EXERCISE TASK
Return, exactly as written, the lines that start at the one holding "Clone this chart in Bokeh." and end at the one holding "from bokeh.resources import INLINE", with both of those lines kept. Skip any pictures.

---------------

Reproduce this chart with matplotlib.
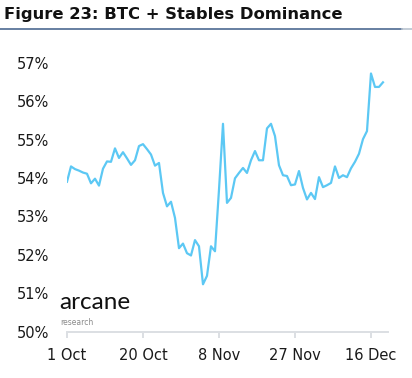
import numpy as np
import pandas as pd
import matplotlib
matplotlib.use("Agg")
import matplotlib.pyplot as plt
import matplotlib.dates as mdates

# daily BTC + stablecoin dominance (%), starting 1 Oct
start = "2021-10-01"
dominance = [
    53.90, 54.30, 54.23, 54.19, 54.14, 54.11, 53.86, 53.98, 53.80, 54.24,
    54.43, 54.42, 54.77, 54.52, 54.67, 54.51, 54.34, 54.46, 54.83, 54.88,
    54.75, 54.61, 54.32, 54.39, 53.61, 53.26, 53.38, 52.96, 52.17, 52.29,
    52.04, 51.98, 52.38, 52.22, 51.23, 51.45, 52.22, 52.09, 53.69, 55.41,
    53.35, 53.48, 53.99, 54.13, 54.26, 54.13, 54.46, 54.70, 54.46, 54.46,
    55.29, 55.41, 55.09, 54.33, 54.07, 54.05, 53.81, 53.83, 54.18, 53.74,
    53.44, 53.61, 53.45, 54.02, 53.76, 53.81, 53.87, 54.30, 54.00, 54.07,
    54.02, 54.25, 54.42, 54.63, 55.01, 55.22, 56.72, 56.37, 56.37, 56.49,
]
dates = pd.date_range(start, periods=len(dominance), freq="D")

tick_dates = ["2021-10-01", "2021-10-20", "2021-11-08", "2021-11-27", "2021-12-16"]
tick_labels = ["1 Oct", "20 Oct", "8 Nov", "27 Nov", "16 Dec"]
y_ticks = [50, 51, 52, 53, 54, 55, 56, 57]

plt.rcParams["font.family"] = ["DejaVu Sans"]

fig = plt.figure(figsize=(4.12, 3.78), dpi=100)
ax = fig.add_axes([0.1626, 0.123, 0.7791, 0.711])

ax.plot(dates, dominance, color="#5cc8f4", linewidth=1.6, solid_joinstyle="round")

ax.set_xlim(pd.Timestamp(start), pd.Timestamp(start) + pd.Timedelta(days=80.25))
ax.set_ylim(50, 57)
ax.set_yticks(y_ticks)
ax.set_yticklabels([f"{v}%" for v in y_ticks])
ax.set_xticks([pd.Timestamp(d) for d in tick_dates])
ax.set_xticklabels(tick_labels)

for s in ["top", "right", "left"]:
    ax.spines[s].set_visible(False)
ax.spines["bottom"].set_color("#dcdfe3")
ax.spines["bottom"].set_linewidth(1.4)
ax.tick_params(axis="y", length=0, pad=13, labelsize=10.5, labelcolor="#1a1a1a")
ax.tick_params(axis="x", length=4, width=1.4, color="#dcdfe3", pad=8,
               labelsize=10.5, labelcolor="#1a1a1a")

# title and rule under it
fig.text(0.01, 0.962, "Figure 23: BTC + Stables Dominance", fontsize=11.8,
         fontweight="bold", color="#111111", va="center", ha="left")
fig.add_artist(plt.Line2D([0, 0.976], [0.923, 0.923], color="#4d6a91", linewidth=1.2))
fig.add_artist(plt.Line2D([0.976, 1.0], [0.923, 0.923], color="#b9c3cf", linewidth=1.2))

# logo
fig.text(0.143, 0.2, "arcane", fontsize=17.5, family=["Lato", "DejaVu Sans"],
         color="#111111", va="center", ha="left")
fig.text(0.146, 0.146, "research", fontsize=5.5, color="#8a8a8a", va="center", ha="left")

fig.savefig("out.png", dpi=100)
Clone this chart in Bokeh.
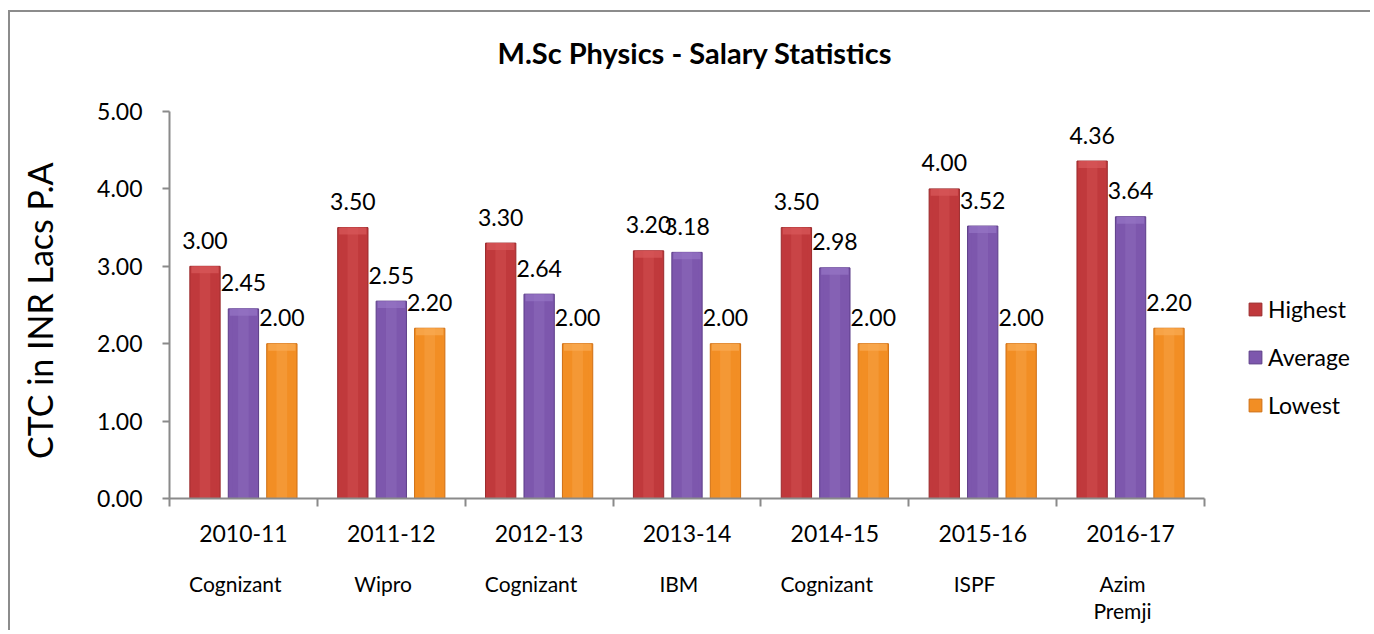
import numpy as np
from bokeh.plotting import figure
from bokeh.models import (Range1d, LinearAxis, FixedTicker, CustomJSTickFormatter,
                          Legend, LegendItem, ColumnDataSource)
from bokeh.core.properties import value
from bokeh.embed import file_html
from bokeh.resources import INLINE

# ---- data ----
years = ["2010-11", "2011-12", "2012-13", "2013-14", "2014-15", "2015-16", "2016-17"]
companies = ["Cognizant", "Wipro", "Cognizant", "IBM", "Cognizant", "ISPF", "Azim\nPremji"]
highest = [3.00, 3.50, 3.30, 3.20, 3.50, 4.00, 4.36]
average = [2.45, 2.55, 2.64, 3.18, 2.98, 3.52, 3.64]
lowest = [2.00, 2.20, 2.00, 2.00, 2.00, 2.00, 2.20]
series_names = ["Highest", "Average", "Lowest"]
y_ticks = [0, 1, 2, 3, 4, 5]

FONT = "Lato"
AXIS_GRAY = "#8a8a8a"
TXT = "#000000"

# colours: (edge/dark, mid, light)
palettes = [
    ("#9a2a2c", "#c0393c", "#d9585a"),
    ("#5c3d88", "#7d57ad", "#9675c4"),
    ("#cf6f14", "#f28e24", "#f9ad55"),
]
offsets = [-0.26, 0.0, 0.26]
BAR_W = 0.205

n = len(years)
centers = np.arange(n) + 0.5
y_axis_max = max(y_ticks)

# layout (pixels)
W, H = 1362, 620
LEFT, TOP, FRAME_H = 159, 68, 418
frame_w = W - LEFT
unit_px_x = 1035.0 / n
unit_px_y = 387.0 / y_axis_max

p = figure(width=W, height=H, output_backend="svg", toolbar_location=None,
           x_range=Range1d(0, frame_w / unit_px_x),
           y_range=Range1d(0, FRAME_H / unit_px_y),
           x_axis_location=None, y_axis_location=None,
           min_border_left=LEFT, min_border_right=0,
           min_border_top=TOP, min_border_bottom=H - TOP - FRAME_H)
p.styles = {"margin-left": "8px", "margin-top": "10px",
            "border-left": "2px solid #8c8c8c", "border-top": "2px solid #8c8c8c"}
p.outline_line_color = None
p.xgrid.visible = False
p.ygrid.visible = False
p.background_fill_color = "white"
p.border_fill_color = "white"

# title
p.title.text = "M.Sc Physics - Salary Statistics"
p.title.text_font = FONT
p.title.text_font_size = "29px"
p.title.text_font_style = "bold"
p.title.text_color = TXT
p.title.align = "left"
p.title.standoff = 21
p.title.offset = 497 - 169

# y axis (bounded to 0..5)
yax = LinearAxis(ticker=FixedTicker(ticks=y_ticks),
                 formatter=CustomJSTickFormatter(code="return tick.toFixed(2)"),
                 bounds=(0, y_axis_max))
# trailing no-break spaces keep the label centred on the 0-5 axis span
yax.axis_label = "CTC in INR Lacs P.A" + "\u00a0" * 5
yax.axis_label_text_font = FONT
yax.axis_label_text_font_size = "34px"
yax.axis_label_text_font_style = "normal"
yax.axis_label_text_color = TXT
yax.axis_label_standoff = 34
yax.major_label_text_font = FONT
yax.major_label_text_font_size = "23px"
yax.major_label_text_color = TXT
yax.major_label_standoff = 20
yax.major_tick_in = 0
yax.major_tick_out = 7
yax.minor_tick_line_color = None
yax.axis_line_color = AXIS_GRAY
yax.axis_line_width = 2
yax.major_tick_line_color = AXIS_GRAY
yax.major_tick_line_width = 2
p.add_layout(yax, "left")

# x axis: line + boundary ticks (bounded to the categories)
xax0 = LinearAxis(ticker=FixedTicker(ticks=list(range(n + 1))),
                  formatter=CustomJSTickFormatter(code="return ''"),
                  bounds=(0, n))
xax0.major_tick_in = 0
xax0.major_tick_out = 8
xax0.minor_tick_line_color = None
xax0.axis_line_color = AXIS_GRAY
xax0.axis_line_width = 2
xax0.major_tick_line_color = AXIS_GRAY
xax0.major_tick_line_width = 2
xax0.major_label_text_font_size = "1px"
xax0.major_label_standoff = 0
p.add_layout(xax0, "below")

# x axis: year labels
xax1 = LinearAxis(ticker=FixedTicker(ticks=list(centers)),
                  formatter=CustomJSTickFormatter(args=dict(labels=years),
                                                  code="return labels[Math.floor(tick)]"))
xax1.axis_line_color = None
xax1.major_tick_line_color = None
xax1.minor_tick_line_color = None
xax1.major_label_text_font = FONT
xax1.major_label_text_font_size = "23px"
xax1.major_label_text_color = TXT
xax1.major_label_standoff = 12
p.add_layout(xax1, "below")

# x axis: company labels (set slightly left of the category centre)
xax2 = LinearAxis(ticker=FixedTicker(ticks=list(centers - 0.055)),
                  formatter=CustomJSTickFormatter(args=dict(labels=companies),
                                                  code="return labels[Math.floor(tick)]"))
xax2.axis_line_color = None
xax2.major_tick_line_color = None
xax2.minor_tick_line_color = None
xax2.major_label_text_font = FONT
xax2.major_label_text_font_size = "21px"
xax2.major_label_text_color = TXT
xax2.major_label_text_line_height = 1.1
xax2.major_label_standoff = 20
p.add_layout(xax2, "below")

# bars
legend_items = []
for k, (vals, name) in enumerate(zip([highest, average, lowest], series_names)):
    dark, mid, light = palettes[k]
    xs = centers + offsets[k]
    src = ColumnDataSource(dict(x=xs, top=vals,
                                cap=[v - 0.09 for v in vals],
                                lab=["%.2f" % v for v in vals]))
    r = p.vbar(x="x", top="top", bottom=0, width=BAR_W, source=src,
               fill_color=mid, line_color=dark, line_width=1)
    p.vbar(x="x", top="top", bottom=0, width=BAR_W * 0.75, source=src,
           fill_color=mid, line_color=None)
    p.vbar(x="x", top="top", bottom=0, width=BAR_W * 0.35, source=src,
           fill_color=light, fill_alpha=0.35, line_color=None)
    p.vbar(x="x", top="top", bottom="cap", width=BAR_W * 0.9, source=src,
           fill_color=light, fill_alpha=0.7, line_color=None)
    p.text(x="x", y="top", text="lab", source=src, text_align="center",
           text_baseline="middle", y_offset=-26, text_font=value(FONT),
           text_font_size="23px", text_color=TXT)
    legend_items.append(LegendItem(label=name, renderers=[r]))

legend = Legend(items=legend_items, location=(1078, 79))
legend.label_text_font = FONT
legend.label_text_font_size = "23px"
legend.label_text_color = TXT
legend.glyph_width = 16
legend.glyph_height = 16
legend.label_standoff = 5
legend.spacing = 20
legend.padding = 0
legend.margin = 0
legend.border_line_color = None
legend.background_fill_alpha = 0
p.add_layout(legend)

open("out.html", "w").write(file_html(p, INLINE))
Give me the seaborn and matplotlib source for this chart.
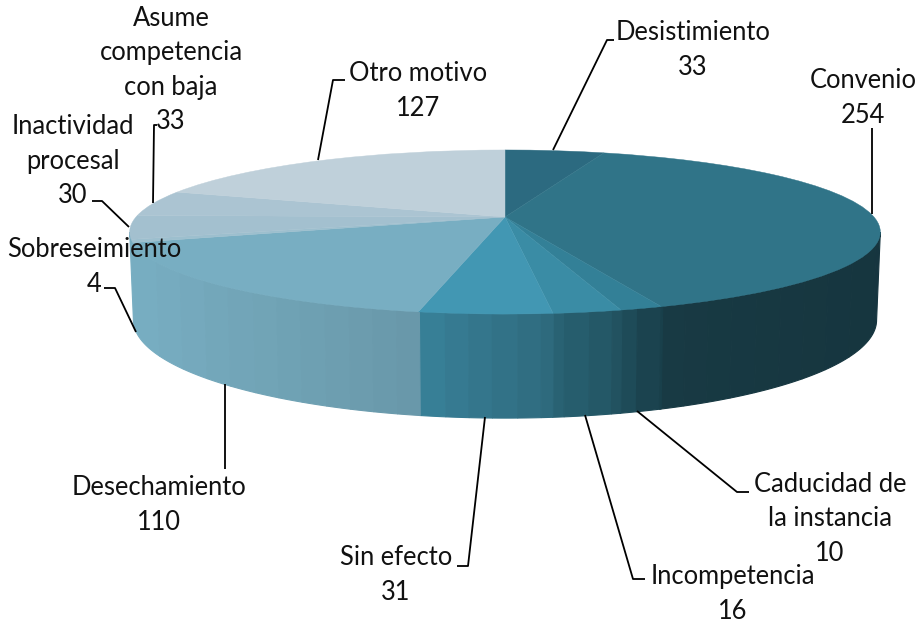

---------------

EXPECTED ANSWER
Clone this chart in Bokeh.
import numpy as np
from bokeh.plotting import figure
from bokeh.models import (Range1d, LinearAxis, FixedTicker, CustomJSTickFormatter,
                          Legend, LegendItem, ColumnDataSource)
from bokeh.core.properties import value
from bokeh.embed import file_html
from bokeh.resources import INLINE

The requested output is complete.